**Brief**
Give the data again exactly as written, skipping any pictures.

>> Begin Provided material

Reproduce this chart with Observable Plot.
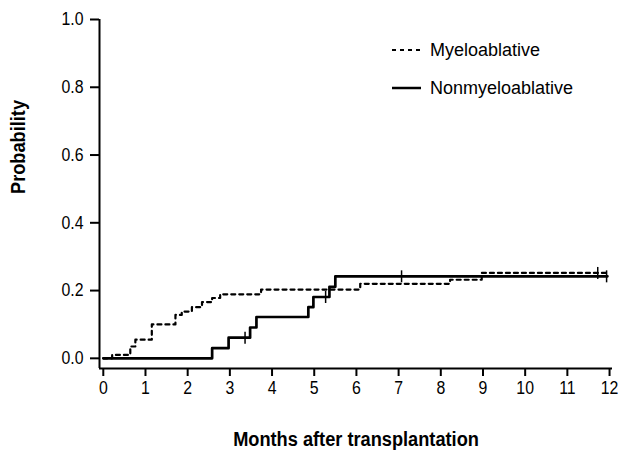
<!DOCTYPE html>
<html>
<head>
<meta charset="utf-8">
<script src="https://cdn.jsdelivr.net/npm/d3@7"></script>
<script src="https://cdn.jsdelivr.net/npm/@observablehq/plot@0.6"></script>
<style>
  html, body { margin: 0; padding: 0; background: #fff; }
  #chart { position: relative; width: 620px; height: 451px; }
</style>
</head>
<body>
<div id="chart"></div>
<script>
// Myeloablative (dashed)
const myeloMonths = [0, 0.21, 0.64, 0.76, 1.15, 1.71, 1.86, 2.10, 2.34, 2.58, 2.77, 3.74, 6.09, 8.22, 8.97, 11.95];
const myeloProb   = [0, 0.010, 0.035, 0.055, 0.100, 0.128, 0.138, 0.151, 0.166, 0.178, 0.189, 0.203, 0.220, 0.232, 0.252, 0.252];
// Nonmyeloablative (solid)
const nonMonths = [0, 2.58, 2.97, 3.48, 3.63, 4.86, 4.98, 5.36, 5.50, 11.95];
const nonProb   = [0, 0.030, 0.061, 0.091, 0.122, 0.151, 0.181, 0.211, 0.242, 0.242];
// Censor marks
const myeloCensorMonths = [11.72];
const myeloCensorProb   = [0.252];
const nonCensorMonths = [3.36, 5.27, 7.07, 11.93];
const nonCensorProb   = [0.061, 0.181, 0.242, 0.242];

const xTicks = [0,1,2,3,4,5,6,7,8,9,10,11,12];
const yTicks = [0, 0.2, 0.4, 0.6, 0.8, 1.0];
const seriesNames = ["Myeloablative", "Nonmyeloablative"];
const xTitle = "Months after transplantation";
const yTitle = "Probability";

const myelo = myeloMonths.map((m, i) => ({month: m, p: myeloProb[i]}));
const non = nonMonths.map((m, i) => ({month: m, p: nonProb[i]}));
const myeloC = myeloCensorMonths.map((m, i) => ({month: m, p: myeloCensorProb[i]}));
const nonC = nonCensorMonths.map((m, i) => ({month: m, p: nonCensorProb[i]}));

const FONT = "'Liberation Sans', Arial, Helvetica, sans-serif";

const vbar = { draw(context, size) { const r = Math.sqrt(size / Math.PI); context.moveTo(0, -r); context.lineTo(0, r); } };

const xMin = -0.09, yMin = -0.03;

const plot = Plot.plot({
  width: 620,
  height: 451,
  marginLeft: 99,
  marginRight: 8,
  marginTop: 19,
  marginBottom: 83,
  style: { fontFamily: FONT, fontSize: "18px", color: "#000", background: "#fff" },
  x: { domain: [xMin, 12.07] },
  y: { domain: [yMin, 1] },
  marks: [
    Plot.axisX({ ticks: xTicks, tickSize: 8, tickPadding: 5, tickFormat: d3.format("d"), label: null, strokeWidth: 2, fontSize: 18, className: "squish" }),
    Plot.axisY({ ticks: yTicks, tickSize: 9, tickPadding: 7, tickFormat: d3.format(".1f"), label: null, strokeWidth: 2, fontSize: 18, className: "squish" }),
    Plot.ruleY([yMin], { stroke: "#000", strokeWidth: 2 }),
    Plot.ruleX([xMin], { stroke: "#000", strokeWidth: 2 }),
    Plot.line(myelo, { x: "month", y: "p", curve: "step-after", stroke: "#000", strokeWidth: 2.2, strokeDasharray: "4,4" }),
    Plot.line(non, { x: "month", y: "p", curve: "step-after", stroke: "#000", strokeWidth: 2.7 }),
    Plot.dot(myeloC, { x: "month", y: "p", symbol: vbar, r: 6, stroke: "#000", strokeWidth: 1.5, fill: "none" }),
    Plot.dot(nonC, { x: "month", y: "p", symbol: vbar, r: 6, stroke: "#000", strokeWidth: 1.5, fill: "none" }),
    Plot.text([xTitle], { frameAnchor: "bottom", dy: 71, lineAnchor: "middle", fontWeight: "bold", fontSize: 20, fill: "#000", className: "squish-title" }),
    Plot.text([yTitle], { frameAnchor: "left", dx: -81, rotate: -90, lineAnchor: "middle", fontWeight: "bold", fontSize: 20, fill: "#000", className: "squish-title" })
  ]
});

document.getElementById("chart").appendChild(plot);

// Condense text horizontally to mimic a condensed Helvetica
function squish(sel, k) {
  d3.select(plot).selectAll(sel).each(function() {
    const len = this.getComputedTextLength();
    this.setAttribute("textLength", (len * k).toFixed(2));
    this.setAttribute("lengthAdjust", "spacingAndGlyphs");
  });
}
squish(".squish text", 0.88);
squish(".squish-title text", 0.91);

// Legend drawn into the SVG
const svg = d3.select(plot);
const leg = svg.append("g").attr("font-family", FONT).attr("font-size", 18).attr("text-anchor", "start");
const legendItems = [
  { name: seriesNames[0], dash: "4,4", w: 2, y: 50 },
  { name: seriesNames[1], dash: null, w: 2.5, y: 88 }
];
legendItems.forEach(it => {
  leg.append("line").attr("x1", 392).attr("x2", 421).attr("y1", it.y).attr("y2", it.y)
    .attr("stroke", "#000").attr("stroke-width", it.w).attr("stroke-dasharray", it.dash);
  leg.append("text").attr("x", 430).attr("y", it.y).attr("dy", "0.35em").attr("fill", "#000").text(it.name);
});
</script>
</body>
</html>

>> End Provided material

**Problem solution**
Reproduce this chart with Observable Plot.
<!DOCTYPE html>
<html>
<head>
<meta charset="utf-8">
<script src="https://cdn.jsdelivr.net/npm/d3@7"></script>
<script src="https://cdn.jsdelivr.net/npm/@observablehq/plot@0.6"></script>
<style>
  html, body { margin: 0; padding: 0; background: #fff; }
  #chart { position: relative; width: 620px; height: 451px; }
</style>
</head>
<body>
<div id="chart"></div>
<script>
// Myeloablative (dashed)
const myeloMonths = [0, 0.21, 0.64, 0.76, 1.15, 1.71, 1.86, 2.10, 2.34, 2.58, 2.77, 3.74, 6.09, 8.22, 8.97, 11.95];
const myeloProb   = [0, 0.010, 0.035, 0.055, 0.100, 0.128, 0.138, 0.151, 0.166, 0.178, 0.189, 0.203, 0.220, 0.232, 0.252, 0.252];
// Nonmyeloablative (solid)
const nonMonths = [0, 2.58, 2.97, 3.48, 3.63, 4.86, 4.98, 5.36, 5.50, 11.95];
const nonProb   = [0, 0.030, 0.061, 0.091, 0.122, 0.151, 0.181, 0.211, 0.242, 0.242];
// Censor marks
const myeloCensorMonths = [11.72];
const myeloCensorProb   = [0.252];
const nonCensorMonths = [3.36, 5.27, 7.07, 11.93];
const nonCensorProb   = [0.061, 0.181, 0.242, 0.242];

const xTicks = [0,1,2,3,4,5,6,7,8,9,10,11,12];
const yTicks = [0, 0.2, 0.4, 0.6, 0.8, 1.0];
const seriesNames = ["Myeloablative", "Nonmyeloablative"];
const xTitle = "Months after transplantation";
const yTitle = "Probability";

const myelo = myeloMonths.map((m, i) => ({month: m, p: myeloProb[i]}));
const non = nonMonths.map((m, i) => ({month: m, p: nonProb[i]}));
const myeloC = myeloCensorMonths.map((m, i) => ({month: m, p: myeloCensorProb[i]}));
const nonC = nonCensorMonths.map((m, i) => ({month: m, p: nonCensorProb[i]}));

const FONT = "'Liberation Sans', Arial, Helvetica, sans-serif";

const vbar = { draw(context, size) { const r = Math.sqrt(size / Math.PI); context.moveTo(0, -r); context.lineTo(0, r); } };

const xMin = -0.09, yMin = -0.03;

const plot = Plot.plot({
  width: 620,
  height: 451,
  marginLeft: 99,
  marginRight: 8,
  marginTop: 19,
  marginBottom: 83,
  style: { fontFamily: FONT, fontSize: "18px", color: "#000", background: "#fff" },
  x: { domain: [xMin, 12.07] },
  y: { domain: [yMin, 1] },
  marks: [
    Plot.axisX({ ticks: xTicks, tickSize: 8, tickPadding: 5, tickFormat: d3.format("d"), label: null, strokeWidth: 2, fontSize: 18, className: "squish" }),
    Plot.axisY({ ticks: yTicks, tickSize: 9, tickPadding: 7, tickFormat: d3.format(".1f"), label: null, strokeWidth: 2, fontSize: 18, className: "squish" }),
    Plot.ruleY([yMin], { stroke: "#000", strokeWidth: 2 }),
    Plot.ruleX([xMin], { stroke: "#000", strokeWidth: 2 }),
    Plot.line(myelo, { x: "month", y: "p", curve: "step-after", stroke: "#000", strokeWidth: 2.2, strokeDasharray: "4,4" }),
    Plot.line(non, { x: "month", y: "p", curve: "step-after", stroke: "#000", strokeWidth: 2.7 }),
    Plot.dot(myeloC, { x: "month", y: "p", symbol: vbar, r: 6, stroke: "#000", strokeWidth: 1.5, fill: "none" }),
    Plot.dot(nonC, { x: "month", y: "p", symbol: vbar, r: 6, stroke: "#000", strokeWidth: 1.5, fill: "none" }),
    Plot.text([xTitle], { frameAnchor: "bottom", dy: 71, lineAnchor: "middle", fontWeight: "bold", fontSize: 20, fill: "#000", className: "squish-title" }),
    Plot.text([yTitle], { frameAnchor: "left", dx: -81, rotate: -90, lineAnchor: "middle", fontWeight: "bold", fontSize: 20, fill: "#000", className: "squish-title" })
  ]
});

document.getElementById("chart").appendChild(plot);

// Condense text horizontally to mimic a condensed Helvetica
function squish(sel, k) {
  d3.select(plot).selectAll(sel).each(function() {
    const len = this.getComputedTextLength();
    this.setAttribute("textLength", (len * k).toFixed(2));
    this.setAttribute("lengthAdjust", "spacingAndGlyphs");
  });
}
squish(".squish text", 0.88);
squish(".squish-title text", 0.91);

// Legend drawn into the SVG
const svg = d3.select(plot);
const leg = svg.append("g").attr("font-family", FONT).attr("font-size", 18).attr("text-anchor", "start");
const legendItems = [
  { name: seriesNames[0], dash: "4,4", w: 2, y: 50 },
  { name: seriesNames[1], dash: null, w: 2.5, y: 88 }
];
legendItems.forEach(it => {
  leg.append("line").attr("x1", 392).attr("x2", 421).attr("y1", it.y).attr("y2", it.y)
    .attr("stroke", "#000").attr("stroke-width", it.w).attr("stroke-dasharray", it.dash);
  leg.append("text").attr("x", 430).attr("y", it.y).attr("dy", "0.35em").attr("fill", "#000").text(it.name);
});
</script>
</body>
</html>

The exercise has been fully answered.